▶ _Data block_:
________________________________________
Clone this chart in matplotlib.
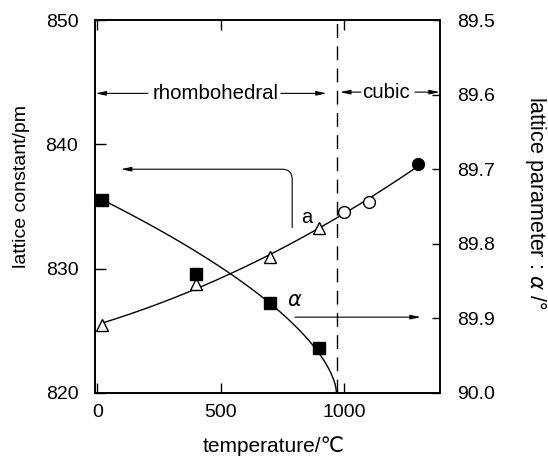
import numpy as np
import matplotlib.pyplot as plt

plt.rcParams['font.family'] = ['Liberation Sans', 'DejaVu Sans']
plt.rcParams['mathtext.fontset'] = 'dejavusans'

# lattice constant a (left axis)
T_rhombo = [20, 400, 700, 900]
a_rhombo = [825.5, 828.75, 830.9, 833.25]
T_cubic_open = [1000, 1100]
a_cubic_open = [834.55, 835.35]
T_cubic_fill = [1300]
a_cubic_fill = [838.4]

# rhombohedral angle alpha (right axis)
T_alpha = [20, 400, 700, 900]
alpha = [89.741, 89.840, 89.880, 89.940]

T_trans = 970      # phase transition (dashed line)
beta = 0.61        # shape of the alpha curve

fig = plt.figure(figsize=(5.48, 4.59), dpi=100)
ax = fig.add_axes([0.1734, 0.1438, 0.6296, 0.8126])
ax2 = ax.twinx()

# smooth curve through all a points
T_all = T_rhombo + T_cubic_open + T_cubic_fill
a_all = a_rhombo + a_cubic_open + a_cubic_fill
p = np.polyfit(T_all, a_all, 2)
tt = np.linspace(T_all[0], T_all[-1], 200)
ax.plot(tt, np.polyval(p, tt), color='k', lw=1, zorder=2)

ax.plot(T_rhombo, a_rhombo, '^', ms=9, mfc='white', mec='k', mew=1, zorder=3)
ax.plot(T_cubic_open, a_cubic_open, 'o', ms=8.5, mfc='white', mec='k', mew=1, zorder=3)
ax.plot(T_cubic_fill, a_cubic_fill, 'o', ms=8.5, mfc='k', mec='k', zorder=3)

# alpha curve, goes to 90 deg at the transition
ta = np.linspace(T_alpha[0], T_trans, 300)
af = 90 - (90 - alpha[0]) * ((T_trans - ta) / (T_trans - T_alpha[0])) ** beta
ax2.plot(ta, af, color='k', lw=1, zorder=2)
ax2.plot(T_alpha, alpha, 's', ms=9, mfc='k', mec='k', zorder=3)

ax.axvline(T_trans, color='k', lw=1, dashes=(10, 6))

ax.set_xlim(-10, 1390)
ax.set_ylim(820, 850)
ax2.set_ylim(90.0, 89.5)

ax.set_xticks([0, 500, 1000])
ax.set_yticks([820, 830, 840, 850])
ax2.set_yticks([89.5, 89.6, 89.7, 89.8, 89.9, 90.0])
ax2.set_yticklabels(['89.5', '89.6', '89.7', '89.8', '89.9', '90.0'])

ax.tick_params(axis='x', direction='in', top=True, length=7, width=1, labelsize=14, pad=8)
ax.tick_params(axis='y', direction='in', length=8, width=1, labelsize=14, pad=12)
ax2.tick_params(axis='y', direction='in', length=6, width=1, labelsize=14, pad=12)
for a_ in (ax, ax2):
    for s in a_.spines.values():
        s.set_linewidth(1.2)

# phase region arrows
arr = dict(arrowstyle='-|>,head_length=0.6,head_width=0.13', color='k', lw=0.8, shrinkA=0, shrinkB=0)
ax.annotate('', xy=(-8, 844.1), xytext=(205, 844.1), arrowprops=arr)
ax.annotate('', xy=(930, 844.1), xytext=(744, 844.1), arrowprops=arr)
ax.text(478, 844.1, 'rhombohedral', fontsize=14.7, ha='center', va='center')
ax.annotate('', xy=(984, 844.2), xytext=(1069, 844.2), arrowprops=arr)
ax.annotate('', xy=(1389, 844.2), xytext=(1288, 844.2), arrowprops=arr)
ax.text(1172, 844.2, 'cubic', fontsize=14.7, ha='center', va='center')

# curve labels with arrows to their axes
arr_a = dict(arr, connectionstyle='angle,angleA=90,angleB=0,rad=10')
ax.annotate('', xy=(95, 838.0), xytext=(790, 833.3), arrowprops=arr_a)
ax.text(848, 834.1, 'a', fontsize=14.5, ha='center', va='center')
ax.annotate('', xy=(1312, 826.1), xytext=(801, 826.1), arrowprops=arr)
ax.text(800, 827.4, r'$\alpha$', fontsize=15, ha='center', va='center')

fig.text(0.040, 1 - 186 / 459, 'lattice constant/pm', rotation=90, fontsize=14,
         ha='center', va='center')
fig.text(0.978, 1 - 203 / 459, r'lattice parameter : $\alpha$ /°', rotation=-90,
         fontsize=15.5, ha='center', va='center')
fig.text(274 / 548, 1 - 446 / 459, 'temperature/℃', fontsize=15, ha='center', va='center')

fig.savefig('out.png', dpi=100)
________________________________________
▶ _Problem requirements_:
Would you reproduce the lines above, from the very first through the line containing "plt.rcParams['mathtext.fontset'] = 'dejavusans'", exactly and without the pictures?

▶ _Response to this task_:
Clone this chart in matplotlib.
import numpy as np
import matplotlib.pyplot as plt

plt.rcParams['font.family'] = ['Liberation Sans', 'DejaVu Sans']
plt.rcParams['mathtext.fontset'] = 'dejavusans'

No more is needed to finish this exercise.